Cybersecurity Training That Actually Works: Making It Stick Without Boring Your Staff
Most companies say they care about cybersecurity. Far fewer train their teams in a way that actually changes behavior. Too often, security training means a once‑a‑year slideshow, a mandatory video, or a 30‑minute click‑through module filled with jargon, statistics, and passive quizzes.
Employees don’t remember it.
They don’t change their habits.
And cyber risk stays exactly where it was before you checked that compliance box.
It doesn’t have to be that way.
Below is a practical, human-centered framework for designing cybersecurity training that is engaging, memorable, and, most importantly, effective.
1. Start With Behavioral Outcomes, Not Information Dumping
Most training fails because it focuses on what employees should know, not what they should do.
Instead, begin by deciding:
- What behaviors do we want to reliably see?
- What mistakes do we want to eliminate?
- What decisions do we want employees to make automatically?
Examples:
- Recognize and report phishing attempts within 30 seconds.
- Create unique passwords or use a password manager for all accounts.
- Secure devices when stepping away from a desk.
If training doesn’t influence action, it doesn’t matter how accurate the content is.
2. Make It Short, Snackable, and Continuous
People retain information better when it’s delivered in smaller pieces over time—called distributed learning.
Ways to do this:
- Replace a 60-minute training with 6–8 micro‑modules sent over several weeks.
- Use quick videos, infographics, or GIF-style demos.
- Cap training at 5 minutes per lesson.
- Introduce monthly mini refreshers, like a single phishing example and what made it suspicious.
This reduces fatigue and massively boosts retention.
3. Make It Relevant to Their Actual Workday
Generic cybersecurity advice is ignored because it feels disconnected from real life.
Instead, anchor training in scenarios specific to each role or department.
Examples:
- HR sees sensitive files daily → simulate payroll‑related phishing attempts.
- Finance handles vendors → train on fake invoice scams.
- Sales is always on mobile devices → teach mobile device security and safe Wi‑Fi practices.
Relevance = attention. Attention = behavior change.
4. Incorporate Storytelling (It’s Actually More Powerful Than Stats)

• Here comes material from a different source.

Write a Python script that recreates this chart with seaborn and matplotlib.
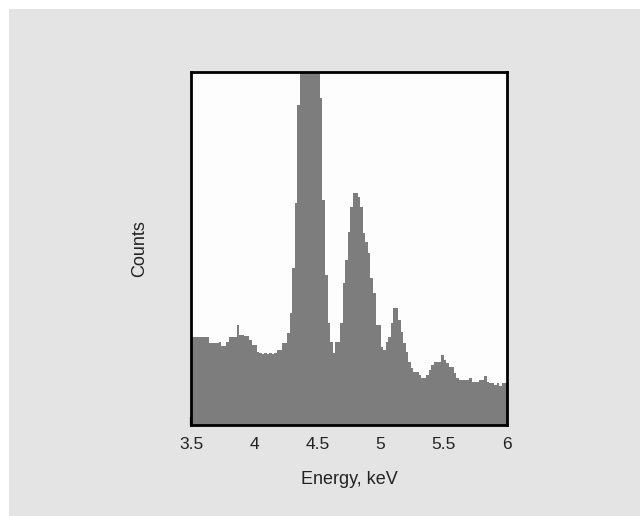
import numpy as np
import pandas as pd
import matplotlib
matplotlib.use("Agg")
import matplotlib.pyplot as plt
from matplotlib.patches import Rectangle
import seaborn as sns

# Energy bins (keV) and counts (arbitrary units)
bin_start = 3.5
bin_stop = 6.0
bin_width = 0.02
counts = [
    88, 88, 88, 88, 88, 88, 88, 82, 82, 82,
    82, 83, 79, 79, 83, 88, 88, 88, 100, 90,
    90, 89, 89, 85, 80, 80, 73, 72, 71, 72,
    71, 72, 71, 72, 75, 75, 82, 82, 92, 112,
    157, 222, 320, 400, 460, 500, 520, 510, 470, 420,
    380, 327, 225, 150, 102, 83, 72, 83, 83, 102,
    142, 165, 193, 218, 232, 232, 228, 218, 192, 183,
    172, 147, 132, 100, 100, 78, 75, 83, 88, 102,
    117, 117, 105, 93, 82, 73, 63, 57, 53, 53,
    50, 47, 47, 50, 55, 60, 63, 63, 63, 70,
    65, 62, 58, 58, 52, 47, 45, 45, 45, 45,
    47, 43, 43, 43, 45, 45, 49, 43, 42, 42,
    40, 42, 39, 42, 42,
]
centers = bin_start + bin_width * (np.arange(len(counts)) + 0.5)
xticks = [3.5, 4, 4.5, 5, 5.5, 6]
xticklabels = ["3.5", "4", "4.5", "5", "5.5", "6"]

df = pd.DataFrame({"energy": centers, "counts": np.asarray(counts, dtype=float)})

sns.set_style("white")
plt.rcParams["font.family"] = ["Liberation Sans", "DejaVu Sans"]

fig = plt.figure(figsize=(6.4, 5.16), dpi=100)
fig.patch.set_facecolor("white")
fig.patches.append(Rectangle((9 / 640, 0), 1 - 9 / 640, 1 - 9 / 516,
                             transform=fig.transFigure, facecolor="#e4e4e4",
                             edgecolor="none", zorder=-10))

ax = fig.add_axes([191 / 640, 1 - 425 / 516, 316 / 640, 353 / 516])
ax.set_facecolor("#fdfdfd")

sns.histplot(data=df, x="energy", weights="counts", binwidth=bin_width,
             binrange=(bin_start, bin_stop), element="step",
             fill=True, color="#7d7d7d", alpha=1.0, linewidth=0, ax=ax)

ax.set_xlim(3.5, 6)
ax.set_ylim(0, 353)
ax.set_xticks(xticks)
ax.set_xticklabels(xticklabels)
ax.set_yticks([])
ax.tick_params(axis="x", direction="in", length=6, width=1.6, color="black",
               labelsize=12.5, pad=8.5, bottom=True, labelcolor="#222222")
for s in ax.spines.values():
    s.set_visible(True)
    s.set_color("black")
    s.set_linewidth(2)
    s.set_zorder(5)

ax.set_xlabel("Energy, keV", fontsize=13, labelpad=14, color="#222222")
ax.set_ylabel("Counts", fontsize=13, labelpad=31, color="#222222")

fig.savefig("out.png", dpi=100)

People remember stories 22x more than facts alone.
Turn lessons into narratives:
- A real small business almost shut down after a phishing attack.
- How a single stolen password led to a 6‑figure breach.
- A “day in the life” story about an employee who conquered an attempted scam.
Stories emotionally engage the brain, which is where memory happens.
5. Use Gamification to Transform the Experience
No, you don’t need to build a video game.
But adding game elements makes learning more fun and naturally encourages participation.
Try:
- Points for spotting dangers in simulated phishing emails
- Leaderboards by team or department
- Badges/certifications for completing levels
- Small rewards for high engagement (coffee tokens, swag, recognition)
When training feels like a challenge instead of a chore, participation skyrockets.
6. Add Interactivity, Don’t Let Them Sit Back and Tune Out
Passive content = low retention.
Interactive content = learning that sticks.
Examples:
- “Choose your own response” security scenarios
- Real inbox phishing simulations
- Quick polls and decision challenges during live sessions
- Hands-on practice with password managers or MFA enrollment
Learning happens through doing.
7. Don’t Shame Employees, Support Them
Fear-based cybersecurity training backfires.
If staff worries they’ll be punished for making mistakes, they won’t report suspicious activity… which is the opposite of what you want.
Instead:
- Focus on psychological safety.
- Celebrate reporting attempts, even false alarms.
- Normalize asking, “Is this email real?”
Your goal is not perfect employees; it’s a culture where cybersecurity is a shared responsibility.
8. Reinforce with Just-in-Time Nudges
Training is great, but reminders delivered at the right time are even better.
Examples of nudges:
- A quick pop-up when someone is about to send sensitive info externally
- A password-strength meter built into login systems
- A monthly 30-second “Look out for this scam” alert
- A simple checklist next to the printer for handling confidential documents
Nudges help turn learning into habits.
9. Measure What Matters: Behavior Over Completion
Instead of tracking who finished training, track:
- Phishing click rates (should go down over time)
- Report rates of suspicious messages (should go up)
- Secure password adoption
- Incidents caused by human error
- Time to report an incident
This tells you whether training is working, not just whether people sat through it.
10. Keep the Tone Conversational and Human
Cybersecurity is serious, but training doesn’t have to be dry.
Use:
- Humor
- Real examples
- Simple language
- Relatable scenarios
People learn better when they’re relaxed and engaged.
Final Thoughts
Effective cybersecurity training isn’t about checking a box, it’s about building a culture.
When employees feel empowered instead of lectured, and when training feels practical instead of painful, the behaviors you want begin to stick automatically.
You can create cybersecurity training that your staff actually pays attention to.
You just need to design it like something created for humans, not compliance software.